Every voter should be concerned about housing!
by Peter Miller
There’s a year to go before the next presidential election, but already a leading issue among voters is fairly obvious: the housing crisis.
A new survey by Move,Inc. shows that almost 70 percent of all voters said housing will be an “important consideration” in the next election. The survey found that:
- Four out of five (81.7 percent) Americans consider housing to be a critical piece of our national economic recovery
- Nearly three quarters of Americans (73.1 percent) believe conditions for buying a home a year from now will be the same or worse than today
- Just under a quarter (23.2 percent) expects homebuying conditions will be better
It’s hard to say what such results will mean for current and future politicians, but the results of this survey do seem to indicate that Americans will be voting with housing issues in mind.
You can bet that upcoming politicall debates will involve back-and-forth disputes over such issues as how to absorb the backlog of distressed real estate, increase home prices, reduce foreclosures, and expand the availability of credit.
HARP: A much needed update
A great example of the need to improve housing and the need to do so before the upcoming election, is the recent expansion of the Obama Administration’s Home Affordable Refinance Program (HARP).
HARP was designed to give current borrowers with little to negative equity the chance to refinance to current mortgage rates. Under the original plan, borrowers could be as much 25 percent underwater and still qualify. Unfortunately, it quickly became obvious that lenders weren’t all that interested in refinancing homeowners under this program.
The enhanced program not only allows borrowers to refinance no matter how underwater they are, it’s striving to eliminate certain lender obligations which put them on the hook when a loan goes bad, shifting the responsibility from the lender to the government.
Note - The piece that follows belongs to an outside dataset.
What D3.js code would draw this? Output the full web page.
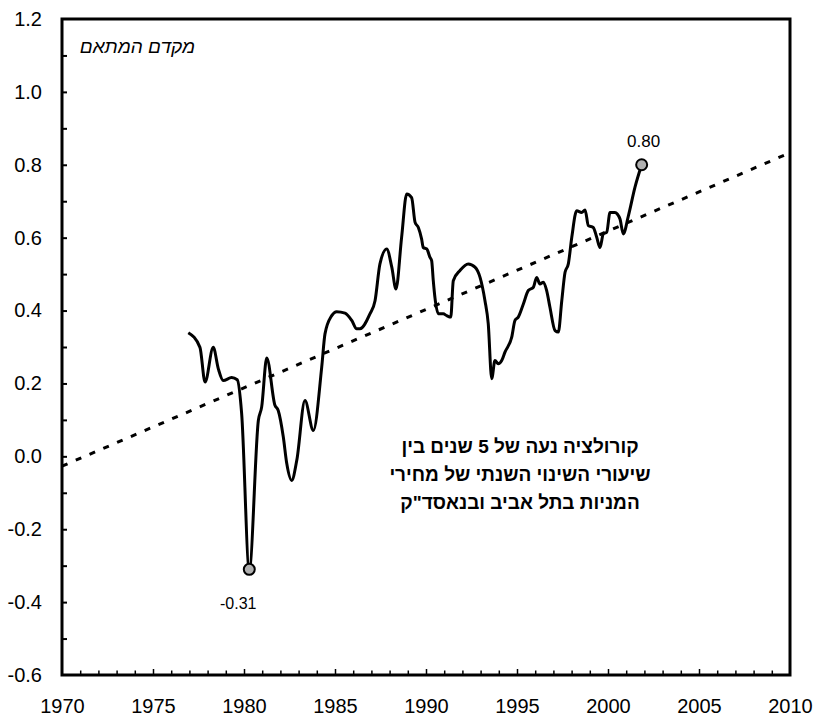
<!DOCTYPE html>
<html>
<head>
<meta charset="utf-8">
<script src="https://cdn.jsdelivr.net/npm/d3@7"></script>
<style>
  body { margin: 0; background: #fff; }
  svg { display: block; font-family: "Liberation Sans", Arial, sans-serif; }
</style>
</head>
<body>
<svg id="chart" width="813" height="718"></svg>
<script>
// ---- data ----
const years = [1976.94, 1977.58, 1977.86, 1978.31, 1978.59, 1978.86, 1979.32, 1979.63, 1979.87, 1980.29,
  1980.79, 1980.97, 1981.25, 1981.70, 1981.88, 1982.16, 1982.35, 1982.62, 1982.90, 1983.35,
  1983.81, 1984.27, 1984.45, 1984.82, 1985.09, 1985.55, 1985.92, 1986.19, 1986.37, 1986.92,
  1987.20, 1987.47, 1987.84, 1988.12, 1988.35, 1988.66, 1988.94, 1989.21, 1989.40, 1989.58,
  1989.76, 1989.85, 1990.04, 1990.22, 1990.31, 1990.40, 1990.49, 1990.68, 1990.95, 1991.14,
  1991.36, 1991.50, 1991.87, 1992.32, 1992.69, 1992.97, 1993.24, 1993.42, 1993.61, 1993.79,
  1993.97, 1994.16, 1994.34, 1994.71, 1994.89, 1995.07, 1995.35, 1995.62, 1995.90, 1996.08,
  1996.26, 1996.45, 1996.63, 1996.81, 1997.09, 1997.27, 1997.46, 1997.64, 1997.82, 1998.01,
  1998.28, 1998.55, 1998.74, 1998.92, 1999.19, 1999.38, 1999.56, 1999.74, 1999.93, 2000.11,
  2000.38, 2000.51, 2000.66, 2000.84, 2001.12, 2001.48, 2001.85];
const correlation = [0.339, 0.299, 0.204, 0.299, 0.240, 0.208, 0.216, 0.210, 0.118, -0.31,
  0.099, 0.135, 0.270, 0.140, 0.126, 0.053, -0.020, -0.066, -0.011, 0.153,
  0.071, 0.245, 0.336, 0.386, 0.397, 0.393, 0.373, 0.350, 0.350, 0.391,
  0.427, 0.528, 0.569, 0.519, 0.459, 0.601, 0.720, 0.710, 0.642, 0.628,
  0.596, 0.573, 0.569, 0.546, 0.537, 0.482, 0.436, 0.391, 0.391, 0.386,
  0.382, 0.482, 0.510, 0.528, 0.519, 0.491, 0.427, 0.364, 0.213, 0.263,
  0.254, 0.263, 0.286, 0.327, 0.373, 0.382, 0.418, 0.455, 0.464, 0.491,
  0.473, 0.478, 0.455, 0.409, 0.345, 0.341, 0.427, 0.505, 0.528, 0.601,
  0.674, 0.669, 0.676, 0.633, 0.628, 0.601, 0.573, 0.610, 0.615, 0.669,
  0.669, 0.665, 0.651, 0.610, 0.660, 0.738, 0.80];
const trendYears = [1970, 2010];
const trendValues = [-0.027, 0.833];
const highlightYears = [1980.29, 2001.85];
const highlightValues = [-0.31, 0.80];
const highlightLabels = ["-0.31", "0.80"];
const xTicks = [1970, 1975, 1980, 1985, 1990, 1995, 2000, 2005, 2010];
const yTicks = [-0.6, -0.4, -0.2, 0.0, 0.2, 0.4, 0.6, 0.8, 1.0, 1.2];
const yTickLabels = ["-0.6", "-0.4", "-0.2", "0.0", "0.2", "0.4", "0.6", "0.8", "1.0", "1.2"];
const yAxisTitle = "מקדם המתאם";
const noteLines = ["קורולציה נעה של 5 שנים בין", "שיעורי השינוי השנתי של מחירי", "המניות בתל אביב ובנאסד\"ק"];

// ---- chart ----
const svg = d3.select("#chart");
const x = d3.scaleLinear().domain([1970, 2010]).range([62, 790]);
const y = d3.scaleLinear().domain([-0.6, 1.2]).range([675, 19]);

// minor ticks (inward)
svg.append("g").attr("transform", `translate(${x(1970)},0)`)
  .call(d3.axisLeft(y).tickValues(d3.range(-5, 12).map(d => d / 10)).tickSize(-5).tickFormat(""))
  .call(g => g.select(".domain").remove())
  .call(g => g.selectAll("line").attr("stroke", "#000").attr("stroke-width", 2));

svg.append("g").attr("transform", `translate(0,${y(-0.6)})`)
  .call(d3.axisBottom(x).tickValues(d3.range(1971, 2010)).tickSize(-5).tickFormat(""))
  .call(g => g.select(".domain").remove())
  .call(g => g.selectAll("line").attr("stroke", "#000").attr("stroke-width", 1.5)
    .attr("y2", d => d % 5 === 0 ? -6 : -4.5));

// labels
svg.append("g").attr("transform", `translate(${x(1970)},0)`)
  .call(d3.axisLeft(y).tickValues(yTicks).tickSize(0).tickPadding(20)
    .tickFormat((d, i) => yTickLabels[i]))
  .call(g => g.select(".domain").remove())
  .call(g => g.selectAll("text").attr("font-size", 20).attr("fill", "#000")
    .attr("font-family", "Liberation Sans, Arial, sans-serif"));

svg.append("g").attr("transform", `translate(0,${y(-0.6)})`)
  .call(d3.axisBottom(x).tickValues(xTicks).tickSize(0).tickPadding(24).tickFormat(d3.format("d")))
  .call(g => g.select(".domain").remove())
  .call(g => g.selectAll("text").attr("font-size", 20).attr("fill", "#000")
    .attr("font-family", "Liberation Sans, Arial, sans-serif"));

// trend line
svg.append("path")
  .datum(trendYears.map((d, i) => [d, trendValues[i]]))
  .attr("d", d3.line().x(d => x(d[0])).y(d => y(d[1])))
  .attr("fill", "none").attr("stroke", "#000").attr("stroke-width", 3)
  .attr("stroke-dasharray", "6,9");

// correlation line
svg.append("path")
  .datum(years.map((d, i) => [d, correlation[i]]))
  .attr("d", d3.line().curve(d3.curveMonotoneX).x(d => x(d[0])).y(d => y(d[1])))
  .attr("fill", "none").attr("stroke", "#000").attr("stroke-width", 3)
  .attr("stroke-linejoin", "round");

// frame
svg.append("rect")
  .attr("x", x(1970)).attr("y", y(1.2))
  .attr("width", x(2010) - x(1970)).attr("height", y(-0.6) - y(1.2))
  .attr("fill", "none").attr("stroke", "#000").attr("stroke-width", 3);

// highlight markers
svg.selectAll("circle.hl").data(highlightYears).join("circle")
  .attr("class", "hl")
  .attr("cx", d => x(d)).attr("cy", (d, i) => y(highlightValues[i]))
  .attr("r", 5.5).attr("fill", "#b0b0b0").attr("stroke", "#000").attr("stroke-width", 2);

svg.append("text").attr("x", x(highlightYears[0]) - 11).attr("y", y(highlightValues[0]) + 40)
  .attr("text-anchor", "middle").attr("font-size", 16).text(highlightLabels[0]);
svg.append("text").attr("x", x(highlightYears[1]) + 2).attr("y", y(highlightValues[1]) - 18)
  .attr("text-anchor", "middle").attr("font-size", 17).text(highlightLabels[1]);

// y axis title (italic Hebrew)
svg.append("text").attr("x", 195).attr("y", 53)
  .attr("text-anchor", "start").attr("direction", "rtl")
  .attr("font-size", 19).attr("font-style", "italic").text(yAxisTitle);

// note
svg.append("g").selectAll("text").data(noteLines).join("text")
  .attr("x", 520).attr("y", (d, i) => 453 + i * 28)
  .attr("text-anchor", "middle").attr("direction", "rtl")
  .attr("font-size", 19).attr("font-weight", "bold").text(d => d);
</script>
</body>
</html>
Too much political involvement?
The government’s increased role in HARP 2.0 transitions nicely into another facet of the Move,Inc. survey: government participation. The survey found that:
- One in three Americans (31 percent) said the government’s role in housing should remain the same as it is today, while one in five (21.3 percent) said it should be increased
- Forty-two percent said government’s role in housing should be reduced, especially Americans ages 35 to 64 (56.7 percent)
- Just over two-thirds (67.4 percent) of Millennials (those born between 1980 and 1995) said the president and Congress should reduce or keep the role of government in housing the same
The level of government involvement in housing is a key component in determining how certain housing issues will be resolved. Do you believe the government should continue to expand the programs—like HARP and HAMP—they created and institute more tax credits, or are you of the opinion that the government needs to step back and let the markets correct themselves?
Those opinions will certainly be revealed come election time.
Housing should be an issue for every voter
If nothing else, the Move survey is curious because it reports that 69.6 percent of all potential voters view housing as an important consideration in the next presidential election. Only 69.6 percent!
Why didn’t 100 percent of respondents see housing as a major issue in the next presidential election? If voters really stop and think about it, the nation’s housing issues are at the center of the financial crisis, and have only expounded the unemployment crisis and lack of economic growth this country is experiencing.
Why 100 percent, or nearly 100 percent, of all voters did not see housing issues as a core problem concerning the upcoming presidential election is difficult to believe.